No code reuse is usually understood as a selling point for microservices!
- the microservices can be developed and deployed independently
- different microservices can use different technologies, in particular different programming languages
If this does not seem like an advantage – in particular if all microservices are developed by one team, using one technology stack, and deployed together – then maybe you don't need microservices, but a set of libraries. And you could maintain all libraries/services within one monorepo.
If we ignore any scalability arguments for a moment, libraries are vastly preferable over microservices. A microservice API is effectively dynamically typed, which can be a source of errors – just as you experienced. In contrast, library APIs are usually statically typed, which can prevent a whole class of errors via compile-time type checking. Also, Intellisense is nice. Libraries that run within the same process tend to be much easier to use than distributed systems, which have their own challenges especially around network failures, consistency, and distributed transactions.
Using a microservice architecture means that you accept these drawbacks because microservices allow you to address even bigger problems, such as organizational scalability (let different teams develop and deploy their services independently) and technical scalability (scale different parts of the system separately).
There is possible middle ground between libraries and microservices that can make your life a bit easier.
For example, a microservice can provide a client library for connecting to that microservice. This library handles connection details and provides a set of data transfer objects. If designed correctly, older library versions are still able to interact with newer versions of the microservice, which allows them to be updated somewhat independently. However, this requires that all users of that microservice use the same programming language, and that these users can upgrade their client library within a reasonable time frame. Such an approach may be useful for a team that started using microservices without understanding the implications, but is usually not viable if you are using microservices for their organizational scalability benefits.
A milder version of this is to use a service description language that provides a language-agnostic API definition.
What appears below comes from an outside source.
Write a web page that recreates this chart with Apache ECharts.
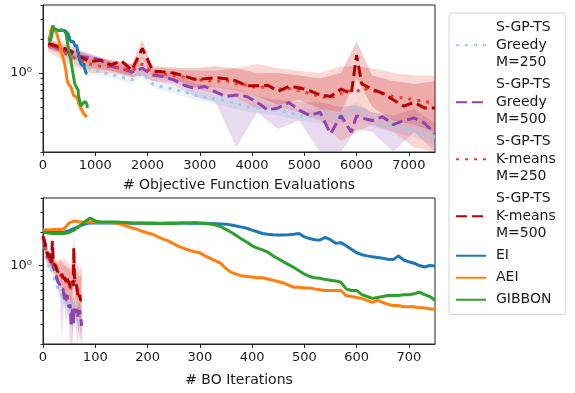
<!DOCTYPE html>
<html>
<head>
<meta charset="utf-8">
<script src="https://cdn.jsdelivr.net/npm/echarts@6/dist/echarts.min.js"></script>
<style>
  html, body { margin: 0; padding: 0; background: #fff; }
  #chart { width: 575px; height: 393px; }
</style>
</head>
<body>
<div id="chart"></div>
<script>
// batch runs: BO iteration index (100 initial points + 100 evaluations per batch)
const sgpIters = [0, 2, 4, 6, 8, 10, 12, 14, 16, 18, 20, 22, 24, 26, 28, 30, 32, 34, 36, 38,
  40, 42, 44, 46, 48, 50, 52, 54, 56, 58, 59, 60, 62, 64, 66, 68, 70, 72, 74];
const greedy250 = [1.75, 1.6, 1.4, 1.25, 1.1, 1.02, 0.97, 0.92, 0.87, 1.0, 0.8, 0.75, 0.72, 0.68, 0.64, 0.61, 0.59, 0.57, 0.54, 0.5,
  0.49, 0.48, 0.47, 0.45, 0.42, 0.41, 0.42, 0.43, 0.40, 0.47, 0.50, 0.42, 0.38, 0.35, 0.34, 0.32, 0.31, 0.29, 0.27];
const greedy500 = [1.8, 1.65, 1.5, 1.4, 1.37, 1.3, 1.15, 1.1, 1.02, 1.1, 0.96, 0.93, 0.87, 0.78, 0.73, 0.76, 0.68, 0.62, 0.64, 0.62,
  0.55, 0.47, 0.49, 0.55, 0.47, 0.42, 0.45, 0.29, 0.42, 0.30, 0.42, 0.40, 0.38, 0.41, 0.35, 0.38, 0.40, 0.36, 0.29];
const kmeans250 = [1.75, 1.62, 1.42, 1.3, 1.2, 1.15, 1.14, 1.1, 1.04, 1.2, 1.0, 0.98, 0.95, 0.92, 0.88, 0.86, 0.84, 0.86, 0.80, 0.78,
  0.74, 0.76, 0.72, 0.73, 0.70, 0.66, 0.62, 0.60, 0.66, 0.70, 0.68, 0.74, 0.70, 0.66, 0.62, 0.60, 0.58, 0.56, 0.54];
const kmeans500 = [1.83, 1.71, 1.6, 1.4, 1.26, 1.3, 1.18, 1.28, 1.06, 1.65, 1.04, 1.02, 1.0, 0.94, 0.88, 0.89, 0.91, 0.89, 0.85, 0.77,
  0.77, 0.78, 0.69, 0.76, 0.74, 0.70, 0.64, 0.62, 0.72, 0.66, 1.44, 0.8, 0.72, 0.66, 0.58, 0.51, 0.55, 0.49, 0.49];

// shaded spread for the batch runs
const bandIters = [0, 4, 8, 12, 16, 18, 20, 24, 28, 32, 36, 40, 44, 48, 52, 56, 59, 62, 66, 70, 74];
const greedy250Hi = [1.85, 1.5, 1.2, 1.05, 0.95, 1.08, 0.86, 0.78, 0.7, 0.64, 0.6, 0.55, 0.52, 0.48, 0.48, 0.45, 0.56, 0.45, 0.39, 0.36, 0.31];
const greedy250Lo = [1.65, 1.3, 1.0, 0.9, 0.8, 0.92, 0.74, 0.66, 0.58, 0.53, 0.48, 0.44, 0.42, 0.38, 0.36, 0.36, 0.44, 0.33, 0.3, 0.27, 0.23];
const greedy500Hi = [1.95, 1.62, 1.5, 1.25, 1.1, 1.25, 1.05, 0.95, 0.82, 0.75, 0.72, 0.62, 0.58, 0.55, 0.55, 0.5, 0.52, 0.45, 0.42, 0.48, 0.36];
const greedy500Lo = [1.65, 1.38, 1.22, 1.05, 0.92, 0.95, 0.85, 0.78, 0.62, 0.55, 0.22, 0.45, 0.32, 0.38, 0.2, 0.2, 0.32, 0.3, 0.2, 0.3, 0.2];
const kmeans250Hi = [1.95, 1.65, 1.4, 1.3, 1.2, 1.4, 1.1, 1.08, 1.05, 1.05, 1.1, 1.2, 1.1, 1.05, 1.0, 1.15, 1.15, 1.1, 1.0, 0.95, 0.95];
const kmeans250Lo = [1.55, 1.2, 1.0, 1.0, 0.92, 0.95, 0.85, 0.82, 0.72, 0.65, 0.6, 0.48, 0.5, 0.45, 0.38, 0.25, 0.3, 0.35, 0.3, 0.22, 0.2];
const kmeans500Hi = [2.0, 1.75, 1.45, 1.3, 1.2, 1.95, 1.15, 1.12, 1.1, 1.15, 1.1, 1.0, 1.0, 0.95, 0.9, 1.0, 1.9, 0.95, 0.85, 0.8, 0.85];
const kmeans500Lo = [1.65, 1.45, 1.1, 1.05, 0.95, 1.35, 0.92, 0.88, 0.75, 0.75, 0.7, 0.62, 0.52, 0.58, 0.48, 0.45, 0.9, 0.5, 0.38, 0.35, 0.3];

// sequential runs: one evaluation per iteration, after 100 initial points
const seqIters = [0, 10, 20, 30, 40, 50, 60, 70, 80, 90, 100, 110, 120, 130, 140, 150, 160, 170, 180, 190,
  200, 210, 220, 230, 240, 250, 260, 270, 280, 290, 300, 310, 320, 330, 340, 350, 360, 370, 380, 390,
  400, 410, 420, 430, 440, 450, 460, 470, 480, 490, 500, 510, 520, 530, 540, 550, 560, 570, 580, 590,
  600, 610, 620, 630, 640, 650, 660, 670, 680, 690, 700, 710, 720, 730, 740, 750];
const ei = [2.0, 1.98, 1.97, 1.97, 1.98, 2.05, 2.15, 2.25, 2.35, 2.4,
  2.4, 2.4, 2.39, 2.39, 2.4, 2.4, 2.39, 2.38, 2.38, 2.39,
  2.4, 2.39, 2.38, 2.38, 2.39, 2.4, 2.4, 2.39, 2.38, 2.38,
  2.38, 2.38, 2.37, 2.36, 2.35, 2.34, 2.3, 2.25, 2.2, 2.15,
  2.07, 2.0, 1.93, 1.9, 1.88, 1.87, 1.87, 1.88, 1.9, 1.93,
  1.8, 1.74, 1.7, 1.69, 1.78, 1.7, 1.58, 1.6, 1.5, 1.4,
  1.3, 1.25, 1.22, 1.2, 1.18, 1.16, 1.14, 1.13, 1.22, 1.12,
  1.08, 1.05, 1.0, 0.97, 1.0, 0.99];
const aei = [2.07, 2.08, 2.1, 2.1, 2.12, 2.4, 2.5, 2.45, 2.45, 2.45,
  2.45, 2.43, 2.42, 2.42, 2.38, 2.33, 2.25, 2.17, 2.1, 2.02,
  1.95, 1.9, 1.8, 1.72, 1.66, 1.56, 1.48, 1.42, 1.37, 1.33,
  1.3, 1.22, 1.16, 1.1, 1.05, 0.94, 0.87, 0.84, 0.81, 0.8,
  0.79, 0.78, 0.78, 0.76, 0.74, 0.72, 0.70, 0.67, 0.64, 0.64,
  0.63, 0.63, 0.62, 0.61, 0.60, 0.60, 0.60, 0.60, 0.54, 0.53,
  0.52, 0.51, 0.49, 0.47, 0.49, 0.47, 0.45, 0.44, 0.44, 0.43,
  0.43, 0.43, 0.42, 0.42, 0.41, 0.41];
const gibbon = [2.0, 1.95, 1.93, 1.93, 1.93, 1.97, 2.08, 2.25, 2.45, 2.65,
  2.5, 2.45, 2.45, 2.45, 2.45, 2.43, 2.42, 2.4, 2.4, 2.38,
  2.37, 2.37, 2.37, 2.37, 2.37, 2.37, 2.38, 2.4, 2.4, 2.42,
  2.4, 2.37, 2.35, 2.3, 2.22, 2.1, 1.98, 1.85, 1.72, 1.62,
  1.5, 1.43, 1.38, 1.32, 1.22, 1.15, 1.08, 1.02, 0.96, 0.9,
  0.84, 0.8, 0.78, 0.77, 0.75, 0.74, 0.73, 0.71, 0.62, 0.6,
  0.6, 0.55, 0.53, 0.51, 0.52, 0.53, 0.54, 0.54, 0.54, 0.55,
  0.55, 0.56, 0.58, 0.55, 0.53, 0.49];

const evalTicks = [0, 1000, 2000, 3000, 4000, 5000, 6000, 7000];
const iterTicks = [0, 100, 200, 300, 400, 500, 600, 700];
const minorTicks = [0.2, 0.3, 0.4, 0.5, 0.6, 0.7, 0.8, 0.9, 2, 3, 4];

const N_INIT = 100;
const BATCH = 100;

const font = "DejaVu Sans";
const ink = "#1a1a1a";

const methods = [
  { name: "S-GP-TS\nGreedy\nM=250", color: "#9ecae1", dash: [3, 6], ys: greedy250, hi: greedy250Hi, lo: greedy250Lo },
  { name: "S-GP-TS\nGreedy\nM=500", color: "#8e44ad", dash: [11, 5], ys: greedy500, hi: greedy500Hi, lo: greedy500Lo },
  { name: "S-GP-TS\nK-means\nM=250", color: "#ef3b2c", dash: [3, 6], ys: kmeans250, hi: kmeans250Hi, lo: kmeans250Lo },
  { name: "S-GP-TS\nK-means\nM=500", color: "#b30000", dash: [11, 5], ys: kmeans500, hi: kmeans500Hi, lo: kmeans500Lo },
];
const seqMethods = [
  { name: "EI", color: "#1f77b4", ys: ei },
  { name: "AEI", color: "#ff7f0e", ys: aei },
  { name: "GIBBON", color: "#2ca02c", ys: gibbon },
];

function hexA(hex, a) {
  const n = parseInt(hex.slice(1), 16);
  return "rgba(" + (n >> 16) + "," + ((n >> 8) & 255) + "," + (n & 255) + "," + a + ")";
}

// all marks sit on the minor-tick y axis; the other axis (same scale) only carries 10^0
function band(xs, lo, hi, color, plot) {
  return {
    type: "custom",
    xAxisIndex: plot,
    yAxisIndex: plot * 2 + 1,
    silent: true,
    clip: true,
    data: xs.map((x, i) => [x, lo[i], hi[i]]),
    encode: { x: 0, y: [1, 2] },
    renderItem: (params, api) => {
      if (params.dataIndexInside !== 0) return null;
      const pts = [];
      xs.forEach((x, i) => pts.push(api.coord([x, hi[i]])));
      for (let i = xs.length - 1; i >= 0; i--) pts.push(api.coord([xs[i], lo[i]]));
      return { type: "polygon", shape: { points: pts }, style: { fill: hexA(color, 0.2) } };
    },
  };
}

function line(name, xs, ys, color, dash, plot) {
  return {
    name: name,
    type: "line",
    xAxisIndex: plot,
    yAxisIndex: plot * 2 + 1,
    data: xs.map((x, i) => [x, ys[i]]),
    showSymbol: false,
    symbol: "none",
    clip: true,
    color: color,
    itemStyle: { opacity: 0 },
    lineStyle: { color: color, width: 3, type: dash || "solid", cap: "butt" },
  };
}

const series = [];
// top: objective function evaluations, bottom: BO iterations
[0, 1].forEach((plot) => {
  const bx = bandIters.map((it) => (plot === 0 ? N_INIT + BATCH * it : it));
  methods.forEach((m) => series.push(band(bx, m.lo, m.hi, m.color, plot)));
});
[0, 1].forEach((plot) => {
  const sx = sgpIters.map((it) => (plot === 0 ? N_INIT + BATCH * it : it));
  methods.forEach((m) => series.push(line(m.name, sx, m.ys, m.color, m.dash, plot)));
  const qx = seqIters.map((it) => (plot === 0 ? N_INIT + it : it));
  seqMethods.forEach((m) => series.push(line(m.name, qx, m.ys, m.color, null, plot)));
});

function xAxis(grid, max, ticks, name, gap) {
  return {
    type: "value",
    gridIndex: grid,
    min: 0,
    max: max,
    name: name,
    nameLocation: "middle",
    nameGap: gap,
    nameTextStyle: { fontFamily: font, fontSize: 14, color: ink },
    axisLine: { show: true, lineStyle: { color: "#222" } },
    axisTick: { show: true, length: 4, customValues: ticks, lineStyle: { color: "#222" } },
    axisLabel: {
      customValues: ticks,
      formatter: (v) => String(v),
      fontFamily: font, fontSize: 13, color: ink, margin: 7,
    },
    splitLine: { show: false },
  };
}

function yAxes(grid) {
  return [
    {
      type: "log",
      gridIndex: grid,
      position: "left",
      min: 0.2,
      max: 4,
      axisLine: { show: true, lineStyle: { color: "#222" } },
      axisTick: { show: true, length: 4, customValues: [1], lineStyle: { color: "#222" } },
      axisLabel: { customValues: [1], formatter: () => "10⁰", fontFamily: font, fontSize: 13, color: ink, margin: 11 },
      splitLine: { show: false },
    },
    {
      // minor ticks of the log axis
      type: "log",
      show: true,
      gridIndex: grid,
      position: "left",
      min: 0.2,
      max: 4,
      axisLine: { show: true, lineStyle: { color: "#222" } },
      axisTick: { show: true, length: 2.5, customValues: minorTicks, lineStyle: { color: "#222" } },
      axisLabel: { show: true, customValues: minorTicks, color: "rgba(0,0,0,0)", fontSize: 8 },
      splitLine: { show: false },
    },
  ];
}

const chart = echarts.init(document.getElementById("chart"), null, { renderer: "canvas" });
chart.setOption({
  animation: false,
  backgroundColor: "#fff",
  grid: [
    { left: 43, top: 5, width: 392, height: 147, show: true, borderColor: "#222", borderWidth: 1 },
    { left: 43, top: 198, width: 392, height: 146, show: true, borderColor: "#222", borderWidth: 1 },
  ],
  xAxis: [
    xAxis(0, 7500, evalTicks, "# Objective Function Evaluations", 26),
    xAxis(1, 750, iterTicks, "# BO Iterations", 29),
  ],
  yAxis: yAxes(0).concat(yAxes(1)),
  legend: {
    orient: "vertical",
    left: 449,
    top: 13,
    itemWidth: 30,
    itemHeight: 14,
    itemGap: 4.5,
    padding: [6, 10, 6, 6],
    borderColor: "#d4d4d4",
    borderWidth: 1,
    borderRadius: 3,
    backgroundColor: "#fff",
    selectedMode: false,
    itemStyle: { opacity: 0 },
    textStyle: { fontFamily: font, fontSize: 14, color: ink, lineHeight: 17.5, padding: [0, 0, 0, 5] },
    data: methods.map((m) => m.name).concat(seqMethods.map((m) => m.name)),
  },
  series: series,
});
</script>
</body>
</html>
Clients can then use code generation tools to generate DTOs and connection libraries in their programming language. This successfully decouples the services from another, while avoiding the possibility of API mismatch errors. Having to work in this service description language also makes it more difficult to accidentally break backwards compatibility. But it does require you to learn additional tools, and the generated code can be awkward to use. This is usually the way to go in more enterprisey environments.
You may also be able to apply advanced testing methods to rule out API mismatch, e.g. record/replay integration tests: first, you run a client's test cases against a real microservice and record the requests and responses. The artifact of this recording is shared by the client and the microservice. The recordings can then be used in the client tests to provide a mock microservice that replays the canned responses. The recordings are also used by the microservice to verify that the service continues to provide the same responses. Unfortunately, updating these recordings to account for changes can be difficult. The recordings can also be very fragile, e.g. if irrelevant metadata like exact dates is not sanitized. I'm currently working on transitioning a similar test suite, but the fragility of depending on exact recorded responses makes this incredibly hard.